I find the same thing happened to modern anime. A gag, a character design, a plot, fanservice, and whatever got copied copied copied copied copied copied copied to the point that, yeah, it needs a creative bomb of some sort. An alternate comics scene to match the one that happened in the 60s ~ 90s with Garo2 would be great.
Wolverine had Hugh Jackman's rugged handsomeness to drag his hair back down to Earth. I'm not seeing much in manga or anime to course correct after three decades of repetition. At least, I sure ain't seeing it online.
This might honestly be a big part of it. It's all the repetition of the same tropes, over and over. A formula that has to be followed.
It also reminds me of something Hayao Miyazaki said (at least I think he did), how a lot of modern anime animators and creators only imitate the media they like, instead of being inspired by the world around them.
And it's what sells. It all well and good to make an original work, but if no one reads/watches it, it doesn't matter. Look at tapas and the million of princess stories.

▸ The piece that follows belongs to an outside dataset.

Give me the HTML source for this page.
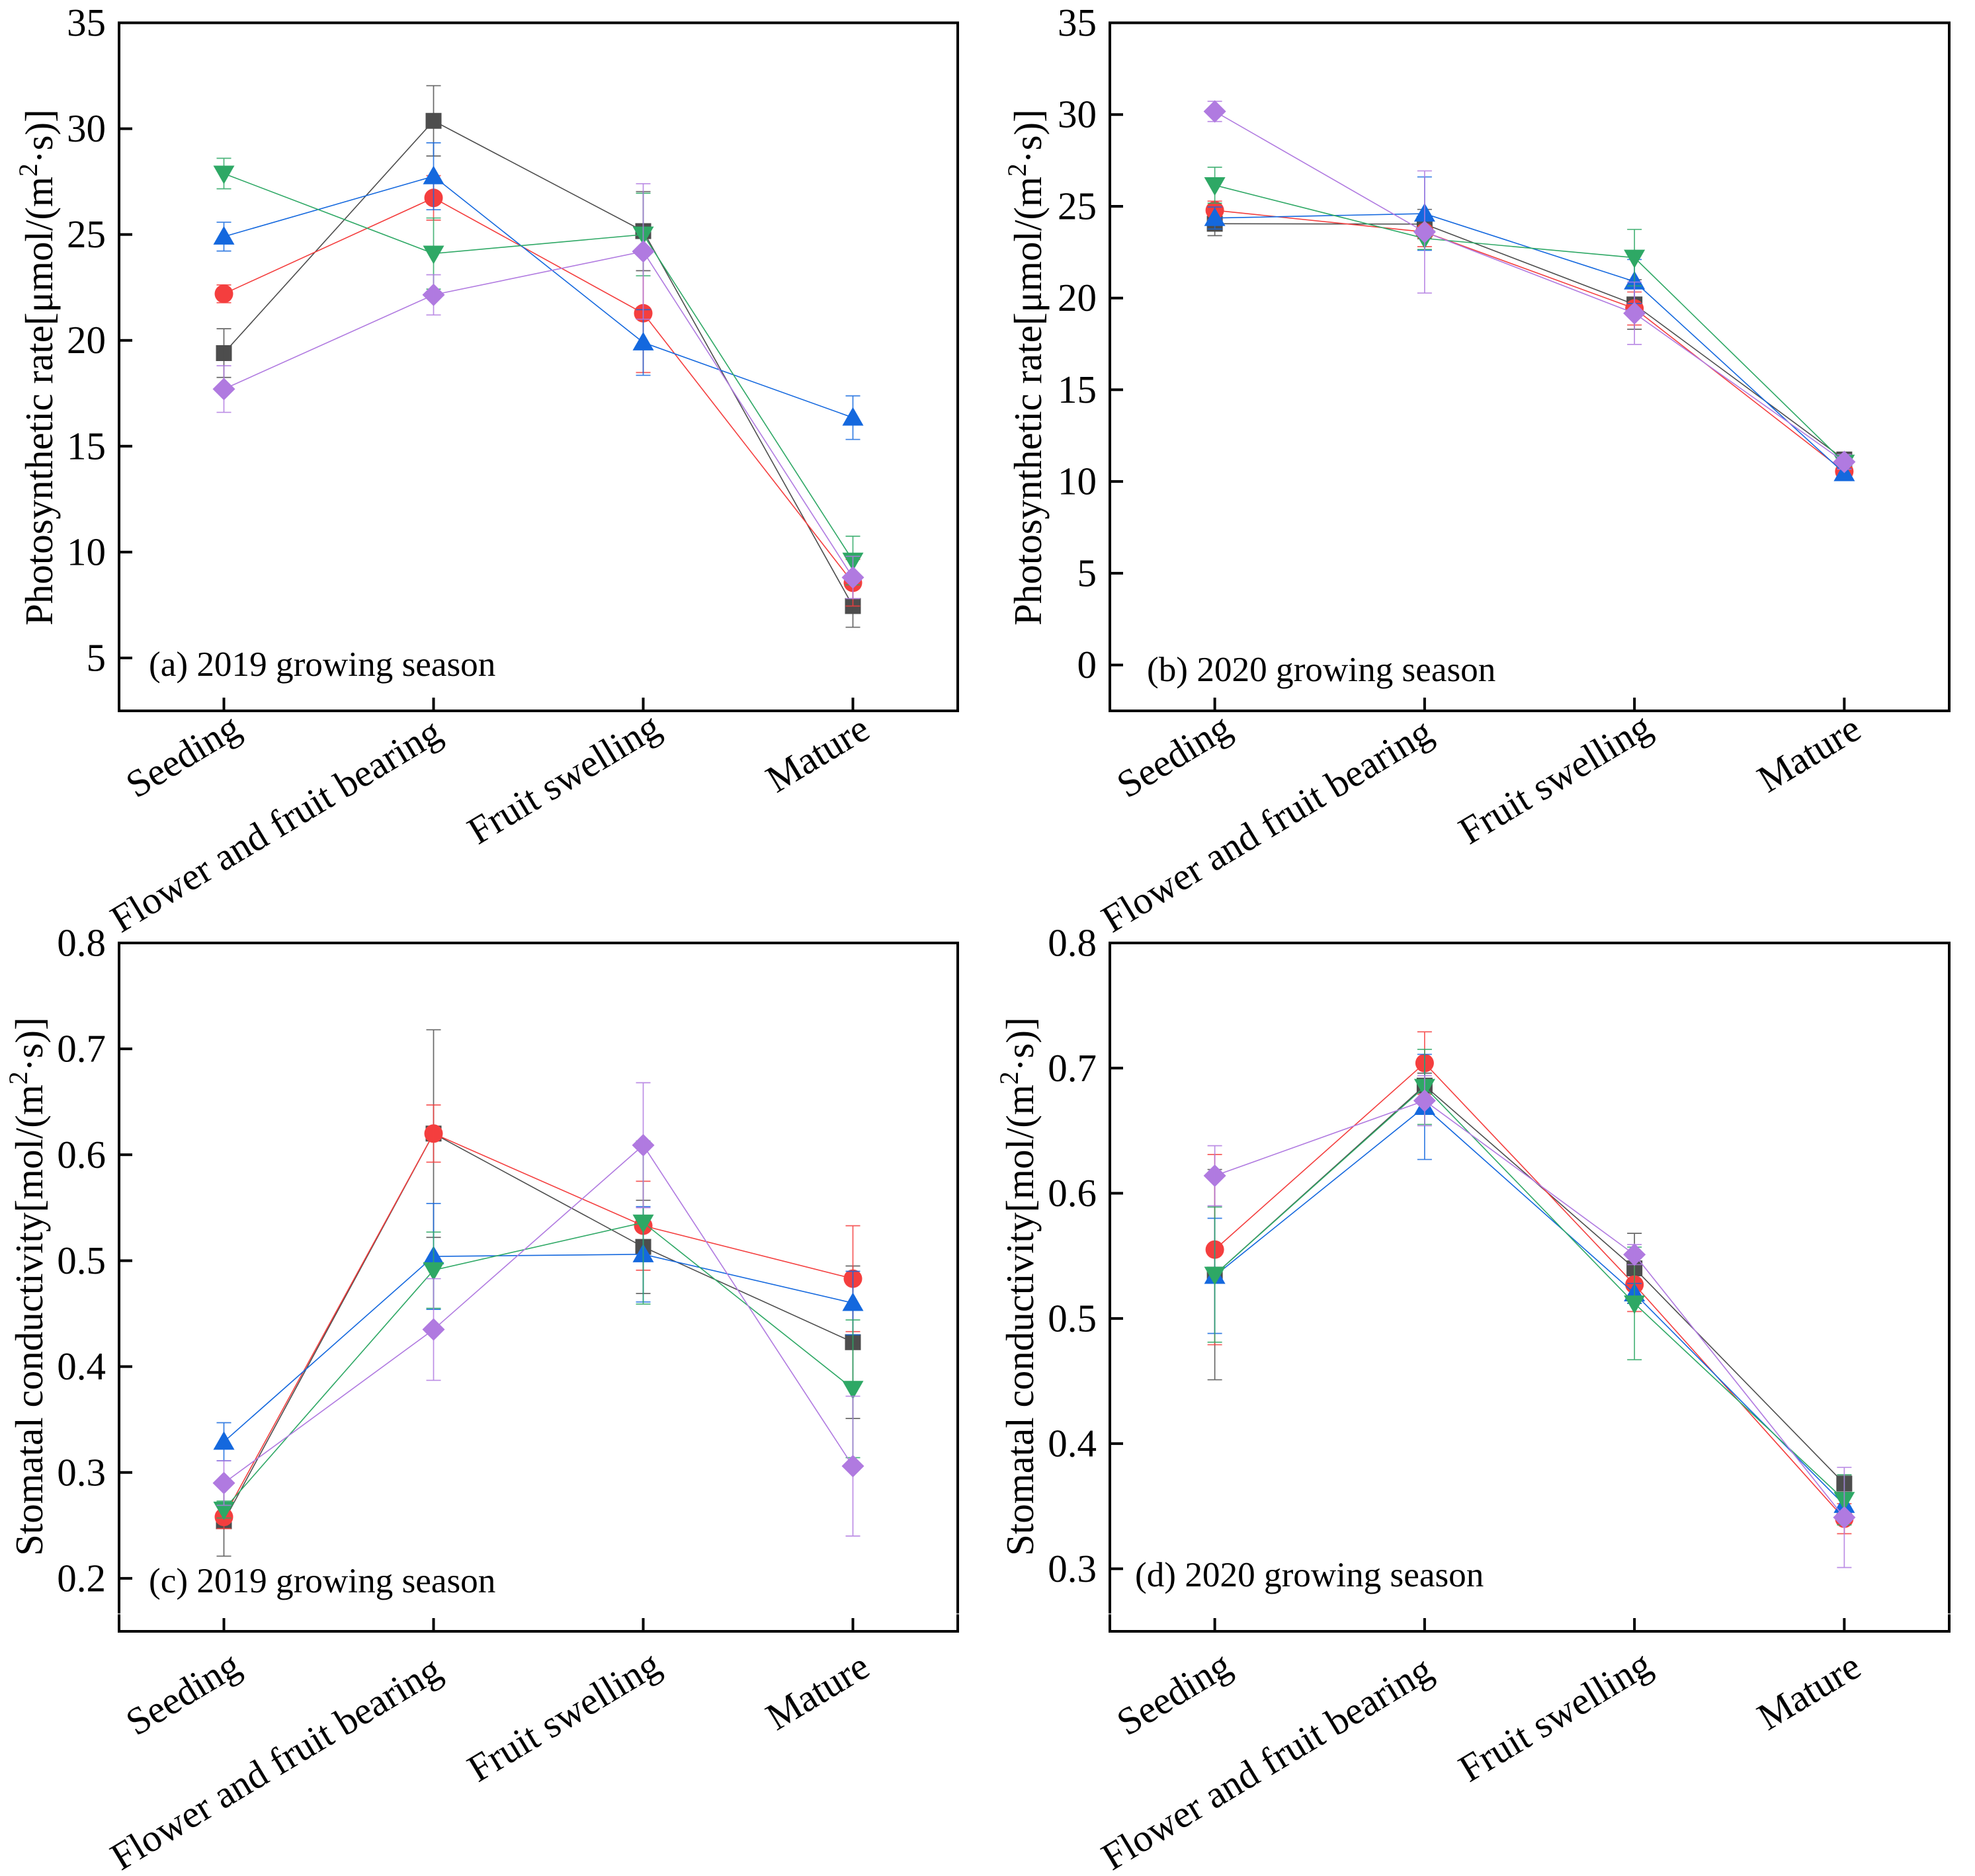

Another hot take: Blade Runner (other than the ending speech) is garbage.
Aliens is the only good movie from the series. Alien is a 35 minute episode drawn out to a movie and the rest are horrible.
That is the saddest thing. Tapas shoves the same dreck down our throats at every opportunity while utterly ignoring all the good stuff, and they do it because it sells. All those princess (and archduke, and villain/villainess, and male/female lead) stories are to writing what McDonald's is to hamburgers. McDonalds sells a metric shit ton of Big Macs, but if you're looking for good food you don't go to McDonald's.
The comment had less to do with what sells. Miyazaki's work also sells. It's more that the individual artists have entered a feedback loop.
You can still make all those villainess romance stories, while also taking inspiration from outside sources, or just life itself. Hell, they might actually become good then.
Alien: Romulus was pretty good though.
Tbf, you'll take Houdini anything.
Dress him up as a clown and both you and @pjthetoonaddict can have something to go nuts over.